Even with all the construction going on I haven’t forgotten about the recovery efforts throughout the remainder of the course. The team began overseeding fairways and roughs again this week. I am using different practices this time on fairways, which includes core aerification, drop seeding followed by topdressing. You will notice on holes #1 and #11 we began slit seeding new varieties of Kentucky bluegrass into the damaged areas of the rough. Repairs to the large areas will be completed when we finish hauling material to each hole for construction purposes. Since we no longer need access to #15, we will begin to repair the roughs around #17, #16, #11 and the fairways on the same holes. Over the next few weeks we will begin finishing repairs to areas throughout the course as construction comes to an end.

As construction continues, the lower parking lot will continue to be used to stockpile materials. This will reduce the number of spaces available for parking. Your understanding and patience is much appreciated.

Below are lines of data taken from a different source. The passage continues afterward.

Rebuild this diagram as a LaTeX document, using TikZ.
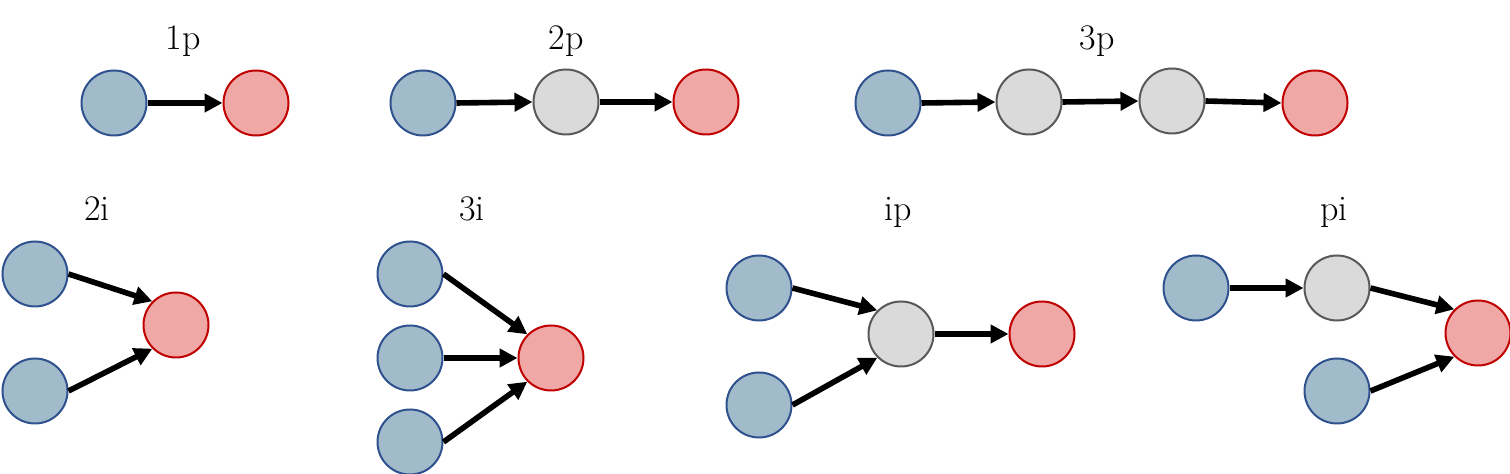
\documentclass[tikz,border=0pt]{standalone}
\usetikzlibrary{arrows.meta}
\definecolor{bfill}{HTML}{A2BBCA}
\definecolor{bdraw}{HTML}{2F528F}
\definecolor{rfill}{HTML}{EFA8A6}
\definecolor{rdraw}{HTML}{C00000}
\definecolor{gfill}{HTML}{DADADA}
\definecolor{gdraw}{HTML}{595959}
\tikzset{
  nd/.style={circle, minimum size=32.5pt, inner sep=0pt, line width=1pt},
  bnode/.style={nd, fill=bfill, draw=bdraw},
  rnode/.style={nd, fill=rfill, draw=rdraw},
  gnode/.style={nd, fill=gfill, draw=gdraw},
  lbl/.style={anchor=base, font=\fontsize{18}{20}\selectfont, inner sep=0pt},
  arr/.style={line width=2.8pt, -{Triangle[length=9pt,width=9pt]}}
}
\begin{document}
\begin{tikzpicture}[x=0.5pt,y=-0.5pt]
\useasboundingbox (0,0) rectangle (1510,474);
% 1p
\node[lbl] (l1p) at (183,50) {1p};
\node[bnode] (a1) at (114,103) {};
\node[rnode] (a2) at (256,103) {};
\draw[arr] (a1.east) -- (a2.west);
% 2p
\node[lbl] (l2p) at (566,50) {2p};
\node[bnode] (b1) at (423,103) {};
\node[gnode] (b2) at (566,102) {};
\node[rnode] (b3) at (706,102) {};
\draw[arr] (b1.east) -- (b2.west);
\draw[arr] (b2.east) -- (b3.west);
% 3p
\node[lbl] (l3p) at (1097,50) {3p};
\node[bnode] (c1) at (888,103) {};
\node[gnode] (c2) at (1029,102) {};
\node[gnode] (c3) at (1172,101) {};
\node[rnode] (c4) at (1315,103) {};
\draw[arr] (c1.east) -- (c2.west);
\draw[arr] (c2.east) -- (c3.west);
\draw[arr] (c3.east) -- (c4.west);
% 2i
\node[lbl] (l2i) at (97,221) {2i};
\node[bnode] (d1) at (35,274) {};
\node[bnode] (d2) at (35,391) {};
\node[rnode] (d3) at (176,325) {};
\draw[arr] (d1.east) -- (d3.north west);
\draw[arr] (d2.east) -- (d3.south west);
% 3i
\node[lbl] (l3i) at (472,221) {3i};
\node[bnode] (e1) at (410,274) {};
\node[bnode] (e2) at (410,358) {};
\node[bnode] (e3) at (410,442) {};
\node[rnode] (e4) at (551,358) {};
\draw[arr] (e1.east) -- (e4.north west);
\draw[arr] (e2.east) -- (e4.west);
\draw[arr] (e3.east) -- (e4.south west);
% ip
\node[lbl] (lip) at (898,221) {ip};
\node[bnode] (f1) at (759,288) {};
\node[bnode] (f2) at (759,405) {};
\node[gnode] (f3) at (901,334) {};
\node[rnode] (f4) at (1042,334) {};
\draw[arr] (f1.east) -- (f3.north west);
\draw[arr] (f2.east) -- (f3.south west);
\draw[arr] (f3.east) -- (f4.west);
% pi
\node[lbl] (lpi) at (1334,221) {pi};
\node[bnode] (g1) at (1196,288) {};
\node[gnode] (g2) at (1337,288) {};
\node[rnode] (g3) at (1478,333) {};
\node[bnode] (g4) at (1337,391) {};
\draw[arr] (g1.east) -- (g2.west);
\draw[arr] (g2.east) -- (g3.north west);
\draw[arr] (g4.east) -- (g3.south west);
\end{tikzpicture}
\end{document}
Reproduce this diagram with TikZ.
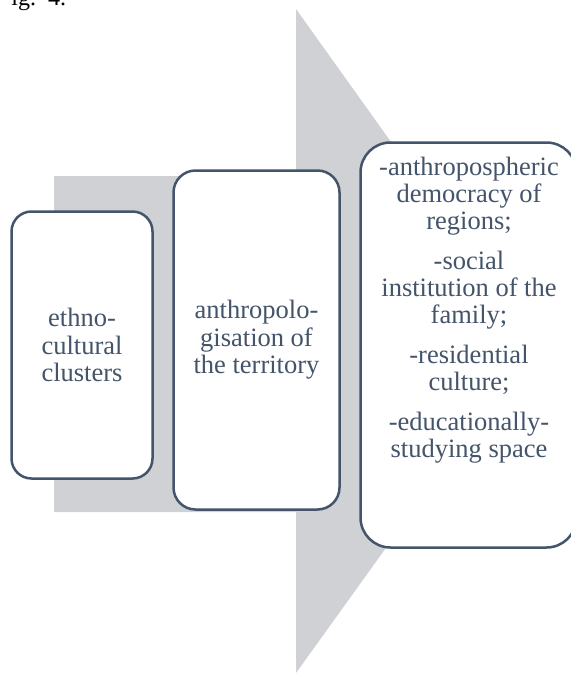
\documentclass[tikz,border=0pt]{standalone}
\usepackage{fontspec}
\setmainfont{Liberation Serif}
\definecolor{slate}{HTML}{44546A}
\definecolor{arrowgray}{HTML}{D0D1D5}

\begin{document}
\begin{tikzpicture}[x=0.5pt,y=-0.5pt]

      \clip (0,0) rectangle (571,675);

      \node[anchor=base west,inner sep=0pt,font=\fontsize{12}{12}\selectfont] (fig) at (11,5) {ig.\hspace{6pt}4.};

      \fill[arrowgray] (54,176) -- (296,176) -- (296,9) -- (534,342) -- (296,673) -- (296,512) -- (54,512) -- cycle;

      \begin{scope}[every node/.style={draw=slate,line width=1.25pt,fill=white,text=slate,align=center,inner sep=0pt,font=\fontsize{13.25}{13.75}\selectfont}]
        \node[rounded corners=10pt,minimum width=70.5pt,minimum height=133.5pt] (ethno)   at (82,345)    {ethno-\\cultural\\clusters};
        \node[rounded corners=11pt,minimum width=83pt,minimum height=169.5pt]   (anthro)  at (256.5,340) {anthropolo-\\gisation of\\the territory};
        \node[rounded corners=15pt,minimum width=108pt,minimum height=202.5pt]  (spheres) at (468.5,345) {};
      \end{scope}

      \node[anchor=north,text=slate,align=center,inner sep=0pt,font=\fontsize{13.25}{13.5}\selectfont] (spherestext) at (469,157)
        {-anthropospheric\\democracy of\\regions;\\[6.5pt]-social\\institution of the\\family;\\[6.5pt]-residential\\culture;\\[6.5pt]-educationally-\\studying space};

    \end{tikzpicture}
\end{document}
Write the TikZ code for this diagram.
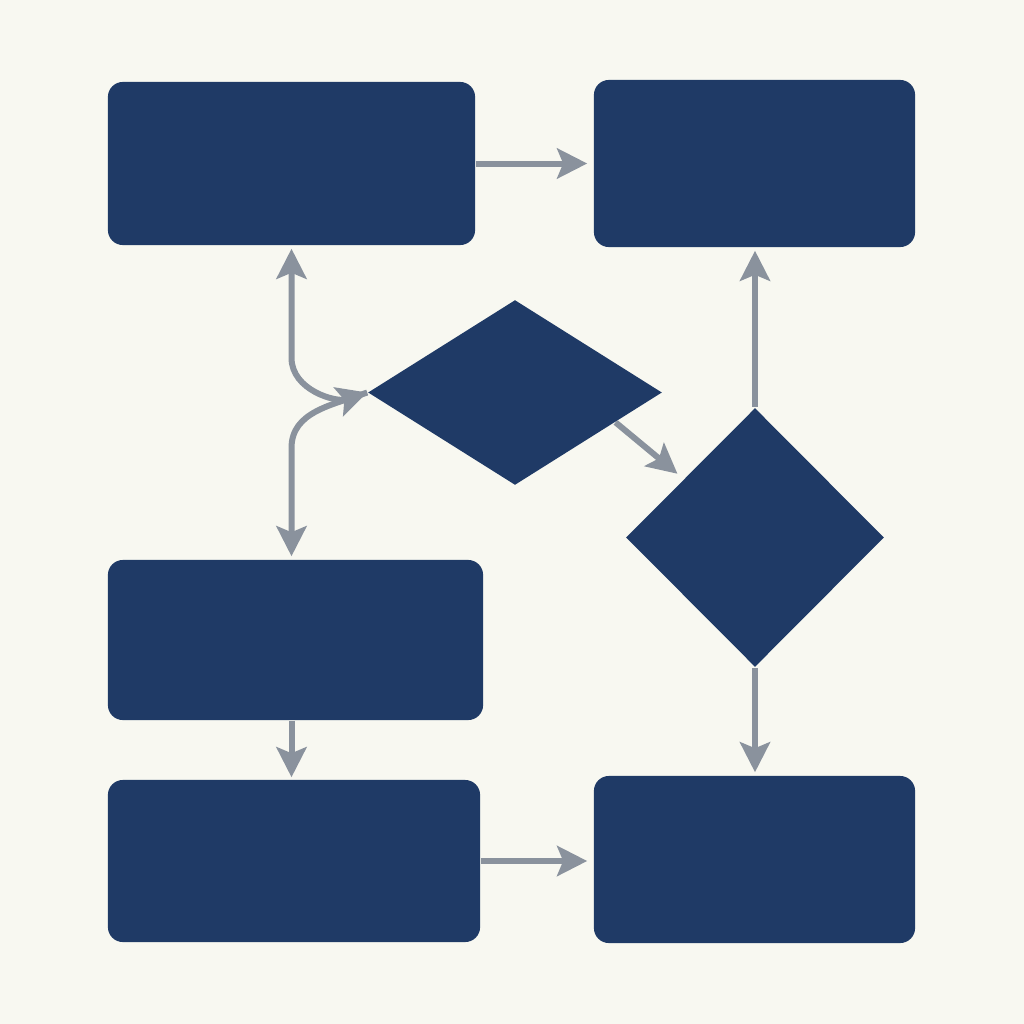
\documentclass[tikz,border=0pt]{standalone}
\usepackage{tikz}
\usetikzlibrary{shapes.geometric,arrows.meta,calc}

\definecolor{navy}{HTML}{1F3A66}
\definecolor{paper}{HTML}{F8F8F1}
\definecolor{wire}{HTML}{8A929D}

\tikzset{
    box/.style={fill=navy, rounded corners=0.15cm, inner sep=0pt},
    choice/.style={fill=navy, diamond, inner sep=0pt},
    flow/.style={draw=wire, line width=0.06cm, -{Stealth[length=0.3cm,width=0.3cm,inset=0.06cm]}}
}

\begin{document}
\begin{tikzpicture}[x=0.01cm,y=-0.01cm]
    \fill[paper] (0,0) rectangle (1024,1024);

    % Boxes and decisions
    \node[box, minimum width=3.67cm, minimum height=1.63cm] (start) at (291.5,163.5) {};
    \node[box, minimum width=3.21cm, minimum height=1.67cm] (goal) at (754.5,163.5) {};
    \node[box, minimum width=3.75cm, minimum height=1.60cm] (work) at (295.5,640) {};
    \node[box, minimum width=3.72cm, minimum height=1.62cm] (store) at (294,861) {};
    \node[box, minimum width=3.21cm, minimum height=1.67cm] (finish) at (754.5,859.5) {};
    \node[choice, minimum width=2.94cm, minimum height=1.85cm] (test) at (515,392.5) {};
    \node[choice, minimum width=2.58cm, minimum height=2.59cm] (route) at (755,537.5) {};

    % Straight connectors
    \draw[flow, shorten >=0.06cm] (start.east) -- (start.east -| goal.west);
    \draw[flow, shorten >=0.03cm] (route.north) -- (route.north |- goal.south);
    \draw[flow, shorten >=0.03cm] (route.south) -- (route.south |- finish.north);
    \draw[flow, shorten >=0.02cm] (work.south -| start.south) -- (store.north -| start.south);
    \draw[flow, shorten >=0.06cm] (store.east) -- (store.east -| finish.west);
    \draw[flow, shorten >=0.08cm] ($(test.east)!0.32!(test.south)$) -- ($(route.west)!0.45!(route.north)$);

    % Curved connectors at the left of the first decision
    \draw[flow, {Stealth[length=0.3cm,width=0.3cm,inset=0.06cm]}-{Stealth[length=0.3cm,width=0.3cm,inset=0.06cm]}, shorten <=0.03cm]
        (start.south) -- ++(0,112) to[out=-90,in=198] (test.west);
    \draw[flow, shorten >=0.03cm] (test.west) to[out=200,in=90] (291.5,448) -- (work.north -| start.south);
\end{tikzpicture}
\end{document}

Ian McQueen, Course Superintendent

Course Update for May 23, 2014

By | 15th Hole, Greens, Winter

15 hole

I have been asked over the last couple weeks why the fairway and rough recovery is taking so long. Let’s not forget it was the harshest winter in recent history, the damage to the low lying areas throughout the course is severe and growing them back will take time. The amount of damage is not isolated to numerous large areas but to small low spots throughout the fairways and roughs making it impossible to sod. The turf team has been aerating, slit seeding, drop seeding, and topdressing with sand through the damaged areas, now we have begun watering and fertilizing regularly to promote growth. This seeding process is not a onetime procedure it will be done numerous times throughout the season to aid in recovery. This will be a long recovery process, there is nothing we can do to make seed grow faster, trust me, I have tried! I know you have heard me say it all spring but this year is going to take patience from the membership and the turf department, the worst thing I could do is lack patience during recovery and reseed to quickly destroying all the work we had previously accomplished. Let’s hope spring has arrived and with the warm temperatures the recovery process will continue to move forward.